## That plural is a pretty certainly a “plural of deliberation” - it’s not incompatible with Christian faith in the Trinity, but whether there is a direct relation in the way seen by some, is another matter. There may be a secondary application of the text to the Trinity, given that Christ is the subject of the entire Bible - but it will, in the context of the OT, be a secondary one.
It’s important not to see NT realities in a way that entails not doing justice to what OT texts meant to OT people in OT times (so far, and in such degree, and with such probability, as that can be reconstructed). The Israelites had their own distinctive theological themes, many of which they shared with other nations, and several of which reappear in transfigured form in NT thinking & preaching: Christ is a Divine Warrior in Revelation 19; just like JHWH in Exodus 15; or Baal in various texts and art. The OT is not the NT- it looks forward, incompletely, from “various times and places” (Hebrews 1.1) to Christ-yet-to-be-Incarnate, it doesn’t draw on the riches of Christ Incarnate, Raised, and Glorified. The NT writers & churches did that - for they were in a position to see the OT & its meaning in the light of His Coming.

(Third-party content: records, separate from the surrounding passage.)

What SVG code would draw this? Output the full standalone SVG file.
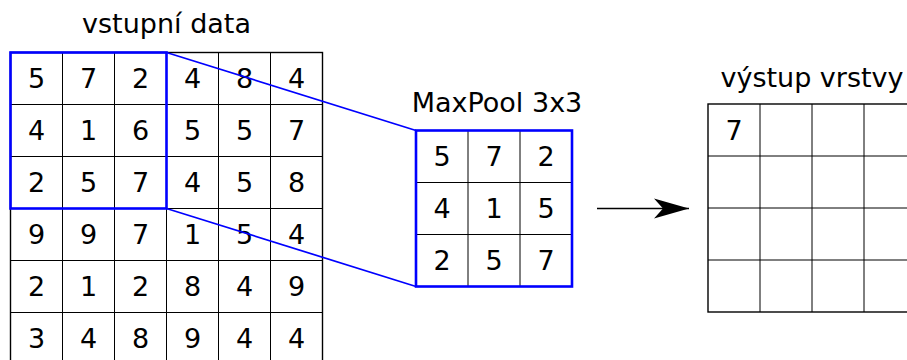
<svg xmlns="http://www.w3.org/2000/svg" width="907" height="360" viewBox="0 0 907 360">
  <style>
    .bg { fill: #ffffff; }
    .grid { fill: none; stroke: #000000; stroke-width: 1; }
    .frame { fill: none; stroke: #000000; stroke-width: 1.4; }
    .num { font-family: "DejaVu Sans", Verdana, sans-serif; font-size: 27px; fill: #000000; text-anchor: middle; }
    .title { font-family: "DejaVu Sans", Verdana, sans-serif; font-size: 27px; fill: #000000; text-anchor: middle; }
    .win { fill: none; stroke: #0000ff; stroke-width: 2.6; }
    .link { fill: none; stroke: #0000ff; stroke-width: 1.7; }
    .flow { fill: none; stroke: #000000; stroke-width: 1.6; }
  </style>
  <defs>
    <marker id="stealth" viewBox="0 0 36 22" refX="35" refY="11" markerWidth="36" markerHeight="22" markerUnits="userSpaceOnUse" orient="auto">
      <path d="M0,1 L35,11 L0,21 L9,11 Z" fill="#000000"/>
    </marker>
  </defs>
  <rect class="bg" x="0" y="0" width="907" height="360"/>

  <!-- input matrix 6x6 -->
  <g id="input">
    <text class="title" x="166.5" y="33">vstupní data</text>
    <rect class="frame" x="10.5" y="52.5" width="312" height="312"/>
    <path class="grid" d="M62.5,52.5V364.5 M114.5,52.5V364.5 M166.5,52.5V364.5 M218.5,52.5V364.5 M270.5,52.5V364.5 M10.5,104.5H322.5 M10.5,156.5H322.5 M10.5,208.5H322.5 M10.5,260.5H322.5 M10.5,312.5H322.5"/>
    <g class="num">
      <text x="36.5" y="88.3">5</text><text x="88.5" y="88.3">7</text><text x="140.5" y="88.3">2</text><text x="192.5" y="88.3">4</text><text x="244.5" y="88.3">8</text><text x="296.5" y="88.3">4</text>
      <text x="36.5" y="140.3">4</text><text x="88.5" y="140.3">1</text><text x="140.5" y="140.3">6</text><text x="192.5" y="140.3">5</text><text x="244.5" y="140.3">5</text><text x="296.5" y="140.3">7</text>
      <text x="36.5" y="192.3">2</text><text x="88.5" y="192.3">5</text><text x="140.5" y="192.3">7</text><text x="192.5" y="192.3">4</text><text x="244.5" y="192.3">5</text><text x="296.5" y="192.3">8</text>
      <text x="36.5" y="244.3">9</text><text x="88.5" y="244.3">9</text><text x="140.5" y="244.3">7</text><text x="192.5" y="244.3">1</text><text x="244.5" y="244.3">5</text><text x="296.5" y="244.3">4</text>
      <text x="36.5" y="296.3">2</text><text x="88.5" y="296.3">1</text><text x="140.5" y="296.3">2</text><text x="192.5" y="296.3">8</text><text x="244.5" y="296.3">4</text><text x="296.5" y="296.3">9</text>
      <text x="36.5" y="348.3">3</text><text x="88.5" y="348.3">4</text><text x="140.5" y="348.3">8</text><text x="192.5" y="348.3">9</text><text x="244.5" y="348.3">4</text><text x="296.5" y="348.3">4</text>
    </g>
    <rect id="window" class="win" x="10.5" y="52.5" width="156" height="156"/>
  </g>

  <!-- pooling window 3x3 -->
  <g id="pool">
    <text class="title" x="497" y="112">MaxPool 3x3</text>
    <path class="grid" d="M468,130.5V286.5 M520,130.5V286.5 M416,182.5H572 M416,234.5H572"/>
    <g class="num">
      <text x="442" y="166.3">5</text><text x="494" y="166.3">7</text><text x="546" y="166.3">2</text>
      <text x="442" y="218.3">4</text><text x="494" y="218.3">1</text><text x="546" y="218.3">5</text>
      <text x="442" y="270.3">2</text><text x="494" y="270.3">5</text><text x="546" y="270.3">7</text>
    </g>
    <rect class="win" x="416" y="130.5" width="156" height="156"/>
  </g>

  <!-- layer output 4x4 -->
  <g id="output">
    <text class="title" x="812" y="87">výstup vrstvy</text>
    <rect class="frame" x="708" y="104" width="208" height="208"/>
    <path class="grid" d="M760,104V312 M812,104V312 M864,104V312 M708,156H916 M708,208H916 M708,260H916"/>
    <text class="num" x="734" y="139.8">7</text>
  </g>

  <!-- connectors -->
  <g id="connectors">
    <line class="link" x1="166.5" y1="52.5" x2="416" y2="130.5"/>
    <line class="link" x1="166.5" y1="208.5" x2="416" y2="286.5"/>
    <line class="flow" x1="597" y1="208.5" x2="689" y2="208.5" marker-end="url(#stealth)"/>
  </g>
</svg>
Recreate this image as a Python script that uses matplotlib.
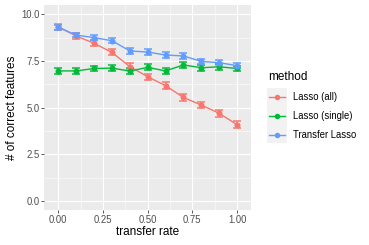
import matplotlib

matplotlib.use("Agg")
import matplotlib.pyplot as plt
from matplotlib.patches import Rectangle
import numpy as np

plt.rcParams["font.family"] = ["Liberation Sans", "DejaVu Sans"]

# values
transfer_rate = [0.0, 0.1, 0.2, 0.3, 0.4, 0.5, 0.6, 0.7, 0.8, 0.9, 1.0]
lasso_all = [9.33, 8.84, 8.45, 7.96, 7.20, 6.66, 6.18, 5.55, 5.14, 4.70, 4.09]
lasso_single = [6.97, 6.97, 7.10, 7.12, 6.96, 7.16, 6.97, 7.29, 7.14, 7.19, 7.10]
transfer_lasso = [9.30, 8.89, 8.75, 8.59, 8.04, 7.98, 7.82, 7.77, 7.48, 7.41, 7.25]
err_all = [0.15, 0.14, 0.15, 0.16, 0.17, 0.17, 0.17, 0.18, 0.17, 0.18, 0.18]
err_single = [0.15, 0.15, 0.15, 0.15, 0.16, 0.16, 0.15, 0.15, 0.15, 0.15, 0.15]
err_transfer = [0.13, 0.13, 0.13, 0.14, 0.14, 0.14, 0.14, 0.15, 0.15, 0.15, 0.15]

methods = ["Lasso (all)", "Lasso (single)", "Transfer Lasso"]
colors = ["#F8766D", "#00BA38", "#619CFF"]

x_ticks = [0.0, 0.25, 0.5, 0.75, 1.0]
x_ticklabels = ["0.00", "0.25", "0.50", "0.75", "1.00"]
y_ticks = [0.0, 2.5, 5.0, 7.5, 10.0]
y_ticklabels = ["0.0", "2.5", "5.0", "7.5", "10.0"]

W, H = 369, 245
fig = plt.figure(figsize=(W / 72, H / 72), dpi=72)
ax = fig.add_axes([44 / W, 1 - 210 / H, (251 - 44) / W, (210 - 5) / H])
ax.set_facecolor("#EBEBEB")
for s in ax.spines.values():
    s.set_visible(False)

x = np.array(transfer_rate)
series = [(lasso_all, err_all), (lasso_single, err_single), (transfer_lasso, err_transfer)]
for (y, e), c in zip(series, colors):
    ax.plot(x, y, color=c, lw=1.4, zorder=3)
    ax.errorbar(x, y, yerr=e, fmt="none", ecolor=c, elinewidth=1.5,
                capsize=4, capthick=1.5, zorder=3)
    ax.scatter(x, y, s=36, color=c, zorder=4, linewidths=0)

ax.set_xlim(-0.08, 1.078)
ax.set_ylim(-0.48, 10.5)
ax.set_xticks(x_ticks)
ax.set_xticklabels(x_ticklabels)
ax.set_yticks(y_ticks)
ax.set_yticklabels(y_ticklabels)
ax.set_xticks([0.125, 0.375, 0.625, 0.875], minor=True)
ax.set_yticks([1.25, 3.75, 6.25, 8.75], minor=True)
ax.grid(which="major", color="white", lw=1.1, zorder=0)
ax.grid(which="minor", color="white", lw=0.55, zorder=0)
ax.set_axisbelow(True)
ax.tick_params(which="major", length=2.7, width=0.8, color="#333333",
               labelsize=9.5, labelcolor="#4D4D4D", pad=2)
ax.tick_params(which="minor", length=0)
ax.set_xlabel("transfer rate", fontsize=11.8, labelpad=1.5)
ax.set_ylabel("# of correct features", fontsize=11.8, labelpad=2.5)

# legend drawn by hand in pixel coordinates, ggplot style
def fx(px):
    return px / W


def fy(py):
    return 1 - py / H


fig.text(fx(268), fy(77.5), "method", fontsize=11.8, va="center", ha="left")
fig.add_artist(Rectangle((fx(267), fy(143)), fx(287) - fx(267), fy(88) - fy(143),
                         transform=fig.transFigure, facecolor="#F2F2F2",
                         edgecolor="none"))
row_y = [97.3, 116.5, 135]
for ry, c, m in zip(row_y, colors, methods):
    fig.add_artist(plt.Line2D([fx(269), fx(285)], [fy(ry), fy(ry)],
                              transform=fig.transFigure, color=c, lw=1.4))
    fig.add_artist(plt.Line2D([fx(277)], [fy(ry)], transform=fig.transFigure,
                              color=c, marker="o", markersize=5.5,
                              markeredgewidth=0))
    fig.text(fx(293), fy(ry), m, fontsize=9.5, va="center", ha="left")

fig.savefig("out.png", dpi=72)
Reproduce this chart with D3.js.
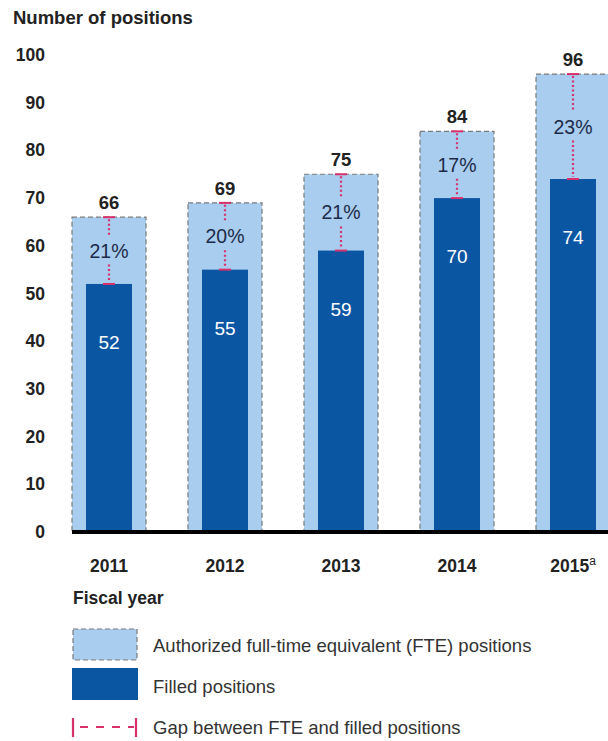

It was difficult enough for God to get into the heads of His people that He was uniquely and alone the One eternal God - read Isaiah 40-55. There was no shortage of Divine triads & threesomes, as the JWs are accustomed to point out. However, what they take as a Divine rebuke to belief in all trinities without exception, is as likely to be part of a Divine preparation for Christ to come “in the fullness of time” and make the Blessed Trinity Who is God Himself, known by the power of His own self-sacrificing self-forgetting Love. So to reveal something in OT times which makes sense only in the light of the Love of the Father & the Son and the Spirit, and the clue to which is Christ Himself, would have required the Jews to have had a faith different from what they did. ISTM anyway.